The next morning dawned bright and clear. The monkeys had eaten all the bananas. The kitchen tent was wrapped around a boulder. The dining tents were buried under a fresh layer of flat white sand where earlier there’d
been rocks.

In two days the beach had appeared again. She’d lifted and flattened, added some sand here and taken some elsewhere. In a weeks time she was back to her sparkling green, lilting self and the only evidence of the
complete devastation was to be seen in the floor matting of the tents hanging in tatters from the tops of the trees above us.

Camp was dried out , up and running: it was hard work but it didn’t feel like it. It got done happily: the sun shone, the birds sang, tents got dried out and mended, kitchen got set up under the trees. It all got put together perfectly.
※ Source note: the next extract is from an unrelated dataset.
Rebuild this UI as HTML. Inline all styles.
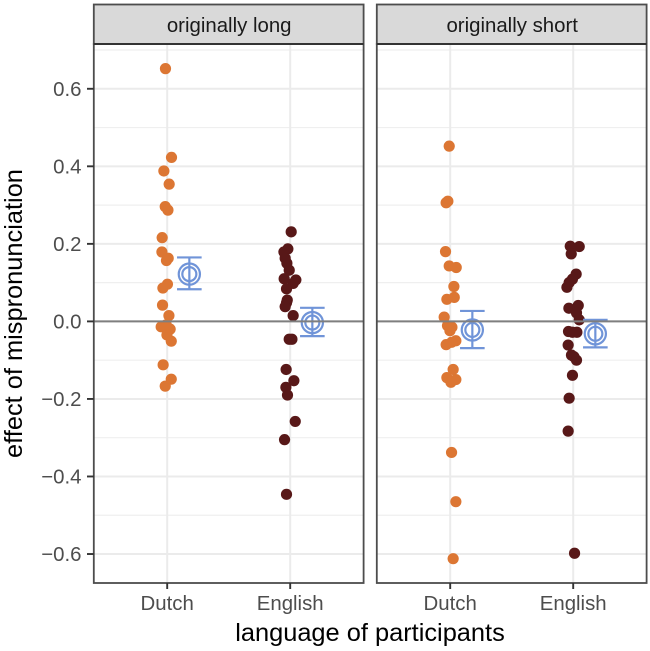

As I went about doing all this, the thought kept going around in my head – why is this so easy? From complete wipe out to rebuild with humour and cheer. No panic, no despair. The lesson needed to be applied to the rest of my life: choices that make you happy, not feeling guilty about chasing happiness; its not frivolous, it’s essential. Duty, jobs needing doing, responsibility all flow comfortably along.

A large home, a high flying job? Success needs to be an individual measure.

I am successful: I wake up and hug myself in glee, I do the same at night. My home is a tent on the river – if need be it will get bricked, mortared, thatched or tiled. My shopping and provision run is a twenty minute walk and a round drive of fifty two kilometres. I walk up to my jeep through the forest, new plants and flowers, myriad birds. I drive along a lovely hill road with beautiful views of the river and mountains. My suppliers in Rishikesh are friends, small town life has time. We catch up on news as my lists are checked and packed.

The power of dreams and the power of nature !
This is what I want to share with a host of us out there, whose dreams, much like mine, must be getting buried under a myriad humdrums and never become important enough! Please keep them and nurture them, it’s what
ultimately gives you that huggy, champagne feeling. The world becomes a great place to be.